### Data segment
* BEGIN *
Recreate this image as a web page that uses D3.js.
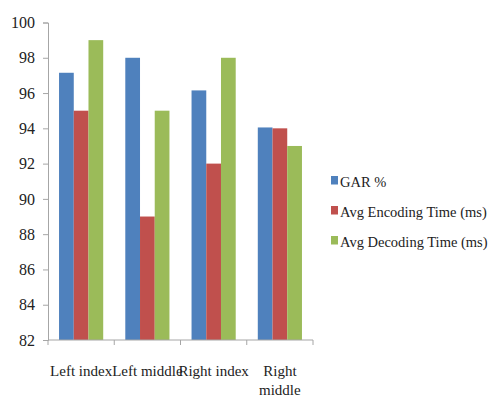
<!DOCTYPE html>
<html><head><meta charset="utf-8">
<script src="https://cdn.jsdelivr.net/npm/d3@7"></script>
<style>body{margin:0;background:#fff}svg{display:block}svg text{font-family:"Liberation Serif","Times New Roman",serif}</style>
</head><body>
<script>
const categories = ["Left index", "Left middle", "Right index", "Right middle"];
const categoryLines = [["Left index"], ["Left middle"], ["Right index"], ["Right", "middle"]];
const seriesNames = ["GAR %", "Avg Encoding Time (ms)", "Avg Decoding Time (ms)"];
const garValues = [97.15, 98.0, 96.15, 94.05];
const encodingValues = [95, 89, 92, 94];
const decodingValues = [99, 95, 98, 93];
const yTicks = [82, 84, 86, 88, 90, 92, 94, 96, 98, 100];
const colors = ["#4F81BD", "#C0504D", "#9BBB59"];

const series = [garValues, encodingValues, decodingValues];
const W = 490, H = 398;
const svg = d3.select("body").append("svg").attr("width", W).attr("height", H);

const x = d3.scaleBand().domain(categories).range([48, 313]);
const bw = x.bandwidth();
const w = bw / 4.5;
const x1 = d3.scaleBand().domain(d3.range(3)).range([w * 0.75, bw - w * 0.75]);
const y = d3.scaleLinear().domain([82, 100]).range([340, 22.5]);

// bars
const groups = svg.append("g").selectAll("g").data(categories).join("g")
  .attr("transform", d => `translate(${x(d)},0)`);
groups.selectAll("rect").data((d, i) => series.map((s, k) => ({k, v: s[i]}))).join("rect")
  .attr("x", d => x1(d.k)).attr("width", x1.bandwidth())
  .attr("y", d => y(d.v)).attr("height", d => y(82) - y(d.v))
  .attr("fill", d => colors[d.k]);

// y axis
const yAxis = svg.append("g").attr("transform", "translate(48,0)")
  .call(d3.axisLeft(y).tickValues(yTicks).tickSize(5).tickPadding(8).tickFormat(d3.format("d")));
yAxis.attr("font-family", null);
yAxis.select(".domain").attr("stroke", "#a6a6a6");
yAxis.selectAll(".tick line").attr("stroke", "#a6a6a6");
yAxis.selectAll("text").style("font-size", "16px").attr("fill", "#222");

// x axis
const xg = svg.append("g");
xg.append("line").attr("x1", 48).attr("x2", 313).attr("y1", y(82)).attr("y2", y(82)).attr("stroke", "#a6a6a6");
const bounds = categories.map(c => x(c)).concat([x.range()[1]]);
xg.selectAll("line.tk").data(bounds).join("line").attr("class", "tk")
  .attr("x1", d => d).attr("x2", d => d).attr("y1", y(82)).attr("y2", y(82) + 5).attr("stroke", "#a6a6a6");
const lab = xg.selectAll("text").data(categories).join("text")
  .attr("x", d => x(d) + bw / 2).attr("y", 376)
  .attr("text-anchor", "middle").style("font-size", "15px").attr("fill", "#222");
lab.each(function(d, i) {
  const t = d3.select(this);
  categoryLines[i].forEach((ln, j) => {
    t.append("tspan").attr("x", x(d) + bw / 2).attr("dy", j === 0 ? 0 : 19).text(ln);
  });
});

// legend
const lg = svg.append("g");
seriesNames.forEach((name, k) => {
  const cy = 180.5 + k * 30;
  lg.append("rect").attr("x", 331).attr("y", cy - 4.5).attr("width", 7).attr("height", 8.5).attr("fill", colors[k]);
  lg.append("text").attr("x", 340).attr("y", cy + 6).style("font-size", "14.5px")
    .attr("fill", "#222").text(name);
});
</script>
</body></html>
* END *
### Stated problem
All of the lines above should be printed exactly, minus the pictures.

### Answer in full
Recreate this image as a web page that uses D3.js.
<!DOCTYPE html>
<html><head><meta charset="utf-8">
<script src="https://cdn.jsdelivr.net/npm/d3@7"></script>
<style>body{margin:0;background:#fff}svg{display:block}svg text{font-family:"Liberation Serif","Times New Roman",serif}</style>
</head><body>
<script>
const categories = ["Left index", "Left middle", "Right index", "Right middle"];
const categoryLines = [["Left index"], ["Left middle"], ["Right index"], ["Right", "middle"]];
const seriesNames = ["GAR %", "Avg Encoding Time (ms)", "Avg Decoding Time (ms)"];
const garValues = [97.15, 98.0, 96.15, 94.05];
const encodingValues = [95, 89, 92, 94];
const decodingValues = [99, 95, 98, 93];
const yTicks = [82, 84, 86, 88, 90, 92, 94, 96, 98, 100];
const colors = ["#4F81BD", "#C0504D", "#9BBB59"];

const series = [garValues, encodingValues, decodingValues];
const W = 490, H = 398;
const svg = d3.select("body").append("svg").attr("width", W).attr("height", H);

const x = d3.scaleBand().domain(categories).range([48, 313]);
const bw = x.bandwidth();
const w = bw / 4.5;
const x1 = d3.scaleBand().domain(d3.range(3)).range([w * 0.75, bw - w * 0.75]);
const y = d3.scaleLinear().domain([82, 100]).range([340, 22.5]);

// bars
const groups = svg.append("g").selectAll("g").data(categories).join("g")
  .attr("transform", d => `translate(${x(d)},0)`);
groups.selectAll("rect").data((d, i) => series.map((s, k) => ({k, v: s[i]}))).join("rect")
  .attr("x", d => x1(d.k)).attr("width", x1.bandwidth())
  .attr("y", d => y(d.v)).attr("height", d => y(82) - y(d.v))
  .attr("fill", d => colors[d.k]);

// y axis
const yAxis = svg.append("g").attr("transform", "translate(48,0)")
  .call(d3.axisLeft(y).tickValues(yTicks).tickSize(5).tickPadding(8).tickFormat(d3.format("d")));
yAxis.attr("font-family", null);
yAxis.select(".domain").attr("stroke", "#a6a6a6");
yAxis.selectAll(".tick line").attr("stroke", "#a6a6a6");
yAxis.selectAll("text").style("font-size", "16px").attr("fill", "#222");

// x axis
const xg = svg.append("g");
xg.append("line").attr("x1", 48).attr("x2", 313).attr("y1", y(82)).attr("y2", y(82)).attr("stroke", "#a6a6a6");
const bounds = categories.map(c => x(c)).concat([x.range()[1]]);
xg.selectAll("line.tk").data(bounds).join("line").attr("class", "tk")
  .attr("x1", d => d).attr("x2", d => d).attr("y1", y(82)).attr("y2", y(82) + 5).attr("stroke", "#a6a6a6");
const lab = xg.selectAll("text").data(categories).join("text")
  .attr("x", d => x(d) + bw / 2).attr("y", 376)
  .attr("text-anchor", "middle").style("font-size", "15px").attr("fill", "#222");
lab.each(function(d, i) {
  const t = d3.select(this);
  categoryLines[i].forEach((ln, j) => {
    t.append("tspan").attr("x", x(d) + bw / 2).attr("dy", j === 0 ? 0 : 19).text(ln);
  });
});

// legend
const lg = svg.append("g");
seriesNames.forEach((name, k) => {
  const cy = 180.5 + k * 30;
  lg.append("rect").attr("x", 331).attr("y", cy - 4.5).attr("width", 7).attr("height", 8.5).attr("fill", colors[k]);
  lg.append("text").attr("x", 340).attr("y", cy + 6).style("font-size", "14.5px")
    .attr("fill", "#222").text(name);
});
</script>
</body></html>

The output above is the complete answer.